Nintendo remains skeptical over cloud gaming

Senior Nintendo executives remain (understandably) skeptical over the future of the cloud for console gaming.

Indeed, Nintendo president Satoru Iwata says there are certain things that cloud gaming cannot achieve.

“[For example], by the laws of physics, it always takes some time to transmit data, and given the current level of Internet technology, there is bound to be some latency during the processes of a server receiving data, producing images instantly and sending them back,” Iwata explained during a recent corporate briefing in a statement obtained by GameIndustry.

“There are many things that cloud gaming cannot do by design, but this fact has not been communicated well to the public, and I find it strange that many people claim that cloud gaming is the future.”

Iwata reiterated that Nintendo would be sticking with dedicated gaming hardware, while  charting a separate development path for handheld and console gaming.

“Naturally, our stance is that dedicated gaming platforms will not die out and we are determined to create a future where they will not. In terms of our platform integration, as I explained to you a short while ago, we are not saying that we are planning to integrate our platforms into one,” said Iwata.

“What we are saying is that we would like to integrate software development methods, operating systems, and built-in software and software assets for each platform so that we can use them across different machines. This means that if we manage to integrate our platforms successfully, we may in fact be able to make more platforms.”

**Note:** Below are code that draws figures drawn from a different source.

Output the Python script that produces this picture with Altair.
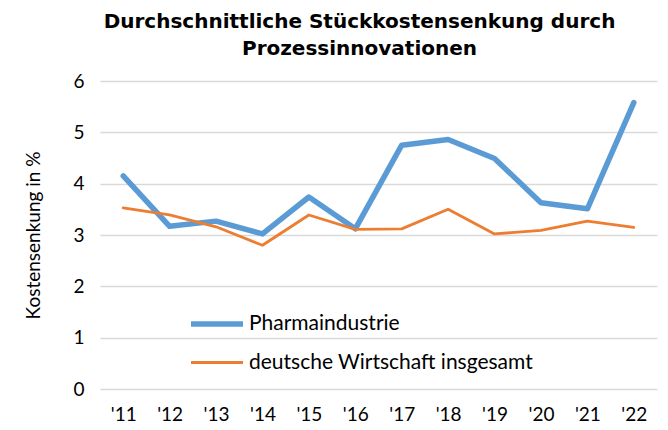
import altair as alt
import pandas as pd

years = ["'11", "'12", "'13", "'14", "'15", "'16", "'17", "'18", "'19", "'20", "'21", "'22"]
pharma = [4.15, 3.17, 3.27, 3.02, 3.74, 3.12, 4.75, 4.86, 4.49, 3.63, 3.51, 5.58]
gesamt = [3.53, 3.39, 3.16, 2.80, 3.39, 3.11, 3.12, 3.50, 3.02, 3.09, 3.27, 3.15]
series = ["Pharmaindustrie", "deutsche Wirtschaft insgesamt"]

rows = []
for i, y in enumerate(years):
    rows.append({"Jahr": y, "Wert": pharma[i], "Reihe": series[0], "order": i})
    rows.append({"Jahr": y, "Wert": gesamt[i], "Reihe": series[1], "order": i})
df = pd.DataFrame(rows)

font = "Lato"

chart = alt.Chart(df).mark_line(strokeCap="round", strokeJoin="round").encode(
    x=alt.X("Jahr:N", sort=years, title=None,
            scale=alt.Scale(paddingInner=0, paddingOuter=0.5),
            axis=alt.Axis(labelAngle=0, labelFontSize=19, labelFont=font, labelColor="#000000",
                          ticks=False, domain=False, grid=False, labelPadding=16)),
    y=alt.Y("Wert:Q", title="Kostensenkung in %",
            scale=alt.Scale(domain=[0, 6], nice=False),
            axis=alt.Axis(values=[0, 1, 2, 3, 4, 5, 6], labelFontSize=19, labelFont=font,
                          labelColor="#000000", ticks=False, domain=False, grid=True,
                          gridColor="#d9d9d9", gridWidth=1.3, labelPadding=16,
                          titleFont=font, titleFontSize=19, titleFontWeight="normal",
                          titleColor="#000000", titlePadding=29)),
    color=alt.Color("Reihe:N", sort=series,
                    scale=alt.Scale(domain=series, range=["#5b9bd5", "#ed7d31"]),
                    legend=alt.Legend(title=None, orient="none", legendX=88, legendY=214,
                                      symbolType="stroke", symbolSize=2704,
                                      labelFont=font, labelFontSize=21, labelColor="#000000",
                                      labelLimit=400, rowPadding=-2, padding=0, labelOffset=3)),
    strokeWidth=alt.StrokeWidth("Reihe:N", sort=series,
                                scale=alt.Scale(domain=series, range=[5.5, 2.8]),
                                legend=None),
    order="order:Q",
).properties(
    width=557,
    height=308,
    autosize=alt.AutoSizeParams(type="none"),
    padding={"left": 92, "top": 73, "right": 3, "bottom": 41},
    title=alt.TitleParams(
        text=["Durchschnittliche Stückkostensenkung durch", "Prozessinnovationen"],
        font="DejaVu Sans", fontSize=20, fontWeight="bold", color="#000000",
        anchor="middle", frame="group", dx=-19, offset=13, lineHeight=27,
    ),
).configure_view(stroke=None)

chart.save("out.html", embed_options={"renderer": "svg", "actions": False})
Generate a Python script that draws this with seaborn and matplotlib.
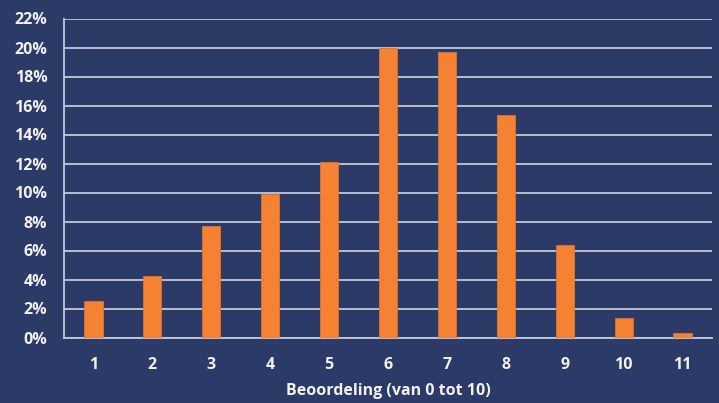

Meanwhile, Shigeru Miyamoto told investors that Nintendo remained focused on the development of software which illustrated the advantages of dedicated gaming hardware, even as smartphones become ever more sophisticated.

“The fact of the matter is that the technologies included in smartphones have progressed so much that they can now do what mobile phones couldn’t do in that arena previously. Therefore, what Nintendo should do this time is create something that is more fun to play on our devices,” he opined.

Miyamoto also commented on Nintendo’s home console business, noting there were only a handful of machines on the market that really attempted to answer the question of how best to use the TV screen in the living room.

“It seems that, in developing powerful video game consoles, the TV screen in the living room is just considered as an output device which could be replaced by a computer monitor. We, on the other hand, believe that our mission with Wii U is to make the TV sets in the living rooms more convenient and diverse in people’s daily lives,” he added.